Topics: Data & Research
During an era when the cost of higher education is at an all-time high, most students have equally high expectations that earning a college degree will provide a better chance at attaining a job in their field. Unfortunately, the reality is that not all degrees are equal, and the people who are trying to save on their college tuition are suffering the most in the workforce. Take a look at the data from PayScale’s latest underemployment study to see what I mean.

associate degree

(Source: Michael Long/Flickr)

Compared to Other Degrees, Associate Degree Holders Suffer the Most Underemployment

Do You Know What You're Worth?

In our latest study, we surveyed over 900,000 workers to find out whether or not they believe they are underemployed. Additionally, we wanted to understand not only who is underemployed, but the level of degree the workers attained. Finally, we asked, why are so many college degree holders underemployed?

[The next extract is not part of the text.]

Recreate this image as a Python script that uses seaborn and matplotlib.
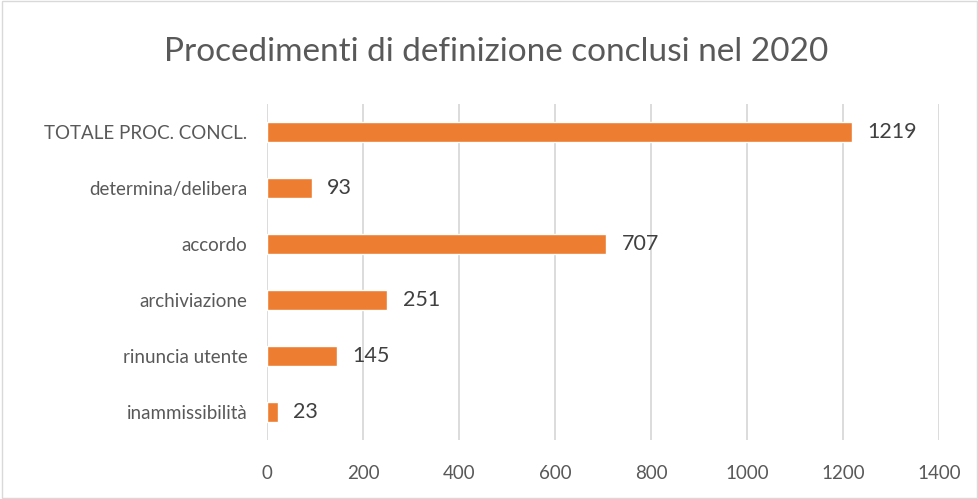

From this chart, we can see that the higher your degree level, the less likely it is that you will find yourself underemployed, which for the most part makes a lot of sense.

The Social Implications of Underemployment

Generally, people choose to get an associate degree because it’s not as costly as a four-year degree and takes less time to complete. But, it’s still a college degree, nonetheless, and it should be enough to get the average person a well-paying job.

So why are the people who are trying to save the most money on college having the hardest time getting a job in their field of study, thus making even less money than they should be? The truth is, we really don’t know. But what we do know is that of those associate degree holders who say they are underemployed, 24 percent are working part-time jobs, and 76 percent say they are not using their formal education or training. Here is the full breakdown compared to the other degrees.

Conclusion

Overall, 46 percent of the people we surveyed believe they are underemployed. Millennials were hit the hardest; Gen Y workers were more underemployed than any other generation. And it’s even worse for those who get an associate degree, because from an outside perspective, it almost feels like they are being punished for not going into debt to pay for their college tuition.

Tell Us What You Think!

Why do you think associate degree holders are the most underemployed? Do you think its fair? We want to hear from you! Comment below or join the discussion on Twitter!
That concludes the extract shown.